Well, Prince – who is Donald Trump’s Secretary of Education, Betsy DeVos’ brother – has the ear of the President, even though Mr. Trump has not yet bent to the notion of handing the Afghan War over, in significant part, to Prince and his band of merry mercenaries. Here are some excerpts from Prince’s OpEd piece in the August 29th New York Times, after analogizing his efforts to those of the WWII Flying Tigers: “This spring, as Afghanistan policy was debated in Washington, the president asked for fresh options to end the war honorably. Faced with two choices — pulling out entirely or staying the course — I argued strongly for a new approach, a third path that would put in place a light footprint of American Special Forces, as well as contractors to work with Afghans to focus on the goal that Americans really care about: denying America’s enemies the sanctuary they used to plan the Sept. 11 attacks... Unfortunately, serving or recently retired Pentagon generals monopolized the conversation, so a conventional outcome was assured.
“The third path I’m talking about is not untested, even if it has been forgotten. When the United States first went into Afghanistan in 2001, it devastated the Taliban and Al Qaeda in a matter of weeks using only a few hundred C.I.A. and Special Operations personnel, backed by American air power. Later, when the United States transitioned to conventional Pentagon stability operations, this success was reversed. Since then, the Pentagon’s biggest innovation has been to vary American and NATO troop levels from 9,000 to 140,000, and to increase civilian contractors to a peak level of 117,000 during President Obama’s ‘surge.’…
“My proposal is for a sustainable footprint of 2,000 American Special Operations and support personnel, as well as a contractor force of less than 6,000 (far less than the 26,000 in country now). This team would provide a support structure for the Afghans, allowing the United States’ conventional forces to return home.

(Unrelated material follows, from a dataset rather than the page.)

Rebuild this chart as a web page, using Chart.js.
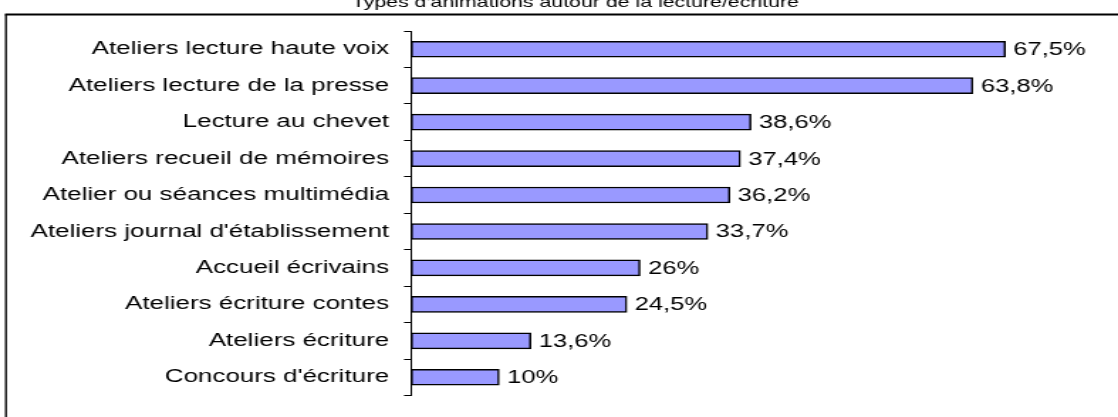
<!DOCTYPE html>
<html>
<head>
<meta charset="utf-8">
<script src="https://cdn.jsdelivr.net/npm/chart.js@4"></script>
<style>
  html, body { margin: 0; padding: 0; background: #fff; overflow: hidden; }
  #wrap { width: 787px; height: 417px; transform: scaleX(1.4206); transform-origin: 0 0; }
</style>
</head>
<body>
<div id="wrap"><canvas id="anim-chart" width="787" height="417"></canvas></div>
<script>
const chartTitle = "Types d'animations autour de la lecture/écriture";
const categories = [
    'Ateliers lecture haute voix',
    'Ateliers lecture de la presse',
    'Lecture au chevet',
    'Ateliers recueil de mémoires',
    'Atelier ou séances multimédia',
    "Ateliers journal d'établissement",
    'Accueil écrivains',
    'Ateliers écriture contes',
    'Ateliers écriture',
    "Concours d'écriture"
];
const percentages = [67.5, 63.8, 38.6, 37.4, 36.2, 33.7, 26, 24.5, 13.6, 10];

const fontFamily = '"Liberation Sans", Arial, sans-serif';

// frame + title (title is partly cut at the top, like the original)
const framePlugin = {
    id: 'frame',
    beforeDraw(chart) {
        const c = chart.ctx;
        c.save();
        c.strokeStyle = '#000';
        c.lineWidth = 2;
        c.beginPath();
        c.moveTo(3.5, 14.5);
        c.lineTo(chart.width + 5, 14.5);
        c.stroke();
        c.lineWidth = 1.4;
        c.beginPath();
        c.moveTo(4.2, 14.5);
        c.lineTo(4.2, chart.height + 5);
        c.stroke();
        c.fillStyle = '#000';
        c.font = '15px ' + fontFamily;
        c.textAlign = 'center';
        c.textBaseline = 'alphabetic';
        c.fillText(chartTitle, 405, 7);
        c.restore();
    }
};

// value labels at the end of each bar
const valueLabels = {
    id: 'valueLabels',
    afterDatasetsDraw(chart) {
        const c = chart.ctx;
        const meta = chart.getDatasetMeta(0);
        c.save();
        c.fillStyle = '#000';
        c.font = '18px ' + fontFamily;
        c.textAlign = 'left';
        c.textBaseline = 'middle';
        meta.data.forEach((bar, i) => {
            const txt = String(percentages[i]).replace('.', ',') + '%';
            c.fillText(txt, bar.x + 5.6, bar.y + 1);
        });
        c.restore();
    }
};

const ctx = document.getElementById('anim-chart').getContext('2d');
const animChart = new Chart(ctx, {
    type: 'bar',
    data: {
        labels: categories,
        datasets: [{
            data: percentages,
            backgroundColor: '#9999FF',
            borderColor: '#000',
            borderWidth: 1.5,
            borderSkipped: false,
            barThickness: 16
        }]
    },
    options: {
        indexAxis: 'y',
        responsive: false,
        devicePixelRatio: 1,
        animation: false,
        layout: { padding: { top: 31, bottom: 7, left: 0, right: 1.8 } },
        plugins: {
            legend: { display: false },
            tooltip: { enabled: false }
        },
        scales: {
            x: { display: false, min: 0, max: 80 },
            y: {
                afterFit(scale) { scale.width = 289.4; },
                grid: {
                    display: true,
                    drawOnChartArea: false,
                    drawTicks: true,
                    tickLength: 5,
                    color: '#000',
                    lineWidth: 1,
                    offset: true
                },
                border: { display: true, color: '#000', width: 1 },
                ticks: {
                    color: '#000',
                    autoSkip: false,
                    padding: 10.5,
                    font: { family: fontFamily, size: 18.3 }
                }
            }
        }
    },
    plugins: [framePlugin, valueLabels]
});
</script>
</body>
</html>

“This plan would use former Special Operations veterans as contractors who would live, train and patrol alongside their Afghan counterparts at the lowest company and battalion levels — where it matters most. American veterans, whose extraordinary knowledge and experience could be vital to Afghan success on the ground, would serve as adjuncts to the Afghan Army and would perform in strict conformity with Afghan rules of engagement, eliminating the stigma of a foreign occupying force. Supplemental Afghan air power, flown with Afghan markings, would include a contractor safety pilot, but only the onboard Afghan officer would make weapons decisions. All contracted personnel would be subject to the Uniform Code of Military Justice, just as active-duty American troops are now.” Clearly, he has the ear of Trump and his most senior advisors.

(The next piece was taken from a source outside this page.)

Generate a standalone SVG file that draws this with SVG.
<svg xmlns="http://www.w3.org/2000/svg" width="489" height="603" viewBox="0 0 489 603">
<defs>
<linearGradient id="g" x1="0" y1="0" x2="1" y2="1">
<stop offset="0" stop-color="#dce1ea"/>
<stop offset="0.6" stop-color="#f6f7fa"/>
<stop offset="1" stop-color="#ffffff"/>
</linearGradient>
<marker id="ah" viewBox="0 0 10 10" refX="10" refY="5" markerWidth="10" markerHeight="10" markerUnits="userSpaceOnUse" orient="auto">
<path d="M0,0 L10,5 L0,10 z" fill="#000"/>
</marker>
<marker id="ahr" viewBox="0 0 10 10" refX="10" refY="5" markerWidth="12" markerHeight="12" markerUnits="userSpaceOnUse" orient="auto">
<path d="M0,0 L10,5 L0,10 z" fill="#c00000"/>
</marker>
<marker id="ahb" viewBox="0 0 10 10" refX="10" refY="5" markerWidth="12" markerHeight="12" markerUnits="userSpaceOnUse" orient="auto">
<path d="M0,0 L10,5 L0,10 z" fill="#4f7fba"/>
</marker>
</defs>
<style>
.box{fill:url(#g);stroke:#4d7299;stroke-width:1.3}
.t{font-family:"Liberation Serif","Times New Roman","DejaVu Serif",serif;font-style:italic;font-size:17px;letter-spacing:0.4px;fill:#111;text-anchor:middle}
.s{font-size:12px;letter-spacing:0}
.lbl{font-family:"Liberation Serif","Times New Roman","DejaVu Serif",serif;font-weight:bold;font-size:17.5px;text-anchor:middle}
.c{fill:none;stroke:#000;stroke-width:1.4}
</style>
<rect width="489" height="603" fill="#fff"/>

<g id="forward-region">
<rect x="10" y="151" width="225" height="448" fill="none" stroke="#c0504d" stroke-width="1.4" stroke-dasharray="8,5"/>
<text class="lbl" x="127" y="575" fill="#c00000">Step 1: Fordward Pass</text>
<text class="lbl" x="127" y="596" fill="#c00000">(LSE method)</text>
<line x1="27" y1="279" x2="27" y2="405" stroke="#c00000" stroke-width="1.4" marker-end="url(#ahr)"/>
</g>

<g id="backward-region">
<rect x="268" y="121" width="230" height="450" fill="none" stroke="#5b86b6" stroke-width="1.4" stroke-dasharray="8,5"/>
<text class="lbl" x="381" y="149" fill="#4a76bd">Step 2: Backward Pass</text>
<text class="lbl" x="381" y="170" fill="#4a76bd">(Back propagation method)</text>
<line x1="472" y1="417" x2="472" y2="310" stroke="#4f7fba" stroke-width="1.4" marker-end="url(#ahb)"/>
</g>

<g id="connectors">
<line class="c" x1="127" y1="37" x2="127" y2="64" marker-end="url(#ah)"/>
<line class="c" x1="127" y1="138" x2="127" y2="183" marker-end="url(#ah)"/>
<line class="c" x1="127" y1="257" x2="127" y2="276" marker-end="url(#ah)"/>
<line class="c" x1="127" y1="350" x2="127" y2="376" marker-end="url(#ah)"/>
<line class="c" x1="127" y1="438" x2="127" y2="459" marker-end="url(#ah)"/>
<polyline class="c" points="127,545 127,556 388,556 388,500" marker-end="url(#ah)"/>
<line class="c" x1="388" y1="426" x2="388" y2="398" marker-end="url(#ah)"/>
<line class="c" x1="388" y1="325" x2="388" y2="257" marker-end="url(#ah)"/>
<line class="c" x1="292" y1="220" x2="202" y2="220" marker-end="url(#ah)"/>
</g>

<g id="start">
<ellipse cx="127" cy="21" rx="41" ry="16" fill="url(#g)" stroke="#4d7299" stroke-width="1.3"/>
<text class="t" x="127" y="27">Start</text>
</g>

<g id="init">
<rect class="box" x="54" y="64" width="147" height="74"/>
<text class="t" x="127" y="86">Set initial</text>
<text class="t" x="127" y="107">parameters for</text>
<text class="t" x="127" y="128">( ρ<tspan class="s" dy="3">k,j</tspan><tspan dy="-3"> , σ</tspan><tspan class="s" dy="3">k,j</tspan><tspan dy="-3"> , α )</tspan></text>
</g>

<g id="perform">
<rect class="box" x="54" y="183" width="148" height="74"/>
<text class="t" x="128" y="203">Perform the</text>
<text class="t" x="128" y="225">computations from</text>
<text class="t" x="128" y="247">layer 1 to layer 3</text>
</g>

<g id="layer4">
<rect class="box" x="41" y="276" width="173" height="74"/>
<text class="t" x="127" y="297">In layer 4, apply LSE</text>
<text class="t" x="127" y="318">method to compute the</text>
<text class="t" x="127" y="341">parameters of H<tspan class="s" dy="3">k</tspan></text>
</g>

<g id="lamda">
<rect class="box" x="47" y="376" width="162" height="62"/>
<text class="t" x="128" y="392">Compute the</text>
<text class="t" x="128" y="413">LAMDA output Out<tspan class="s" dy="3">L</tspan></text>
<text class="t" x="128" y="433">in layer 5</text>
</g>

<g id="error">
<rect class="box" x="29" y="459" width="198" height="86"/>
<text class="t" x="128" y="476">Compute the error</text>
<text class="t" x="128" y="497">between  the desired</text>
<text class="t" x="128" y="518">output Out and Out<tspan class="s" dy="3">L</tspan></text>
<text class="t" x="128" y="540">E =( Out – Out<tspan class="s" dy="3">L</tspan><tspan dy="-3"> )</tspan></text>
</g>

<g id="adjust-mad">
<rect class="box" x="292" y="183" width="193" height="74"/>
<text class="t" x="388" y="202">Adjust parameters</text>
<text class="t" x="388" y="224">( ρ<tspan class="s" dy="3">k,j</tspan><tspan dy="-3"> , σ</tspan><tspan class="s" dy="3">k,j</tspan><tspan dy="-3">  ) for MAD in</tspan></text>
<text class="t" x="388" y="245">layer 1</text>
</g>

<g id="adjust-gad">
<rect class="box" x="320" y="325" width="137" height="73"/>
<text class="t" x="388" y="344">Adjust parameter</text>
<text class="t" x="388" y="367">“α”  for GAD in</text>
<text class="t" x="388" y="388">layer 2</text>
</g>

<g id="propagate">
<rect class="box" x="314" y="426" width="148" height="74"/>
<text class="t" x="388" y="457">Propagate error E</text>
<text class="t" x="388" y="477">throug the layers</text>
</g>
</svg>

The fact that, with that Fallujah incident burned into the psyche of the American public, Erik Prince even thinks the U.S. government should hire mercenaries to fight its wars is alarming enough, but the notion of hiring yet another contractor has become an all-too-easy federal practice. If there ever were a swamp worthy of review with an eye to potential drainage, it has to be this inordinate federal reliance on private contractors. Given the President’s innate disdain for government employees (with only slightly better view of the military), we are unlike to see a movement back to the public sector from those private, for-profit service-providing contractors.
I’m Peter Dekom, and the federal budget structure has become too complex for most Americans – as well as Congress itself – to understand.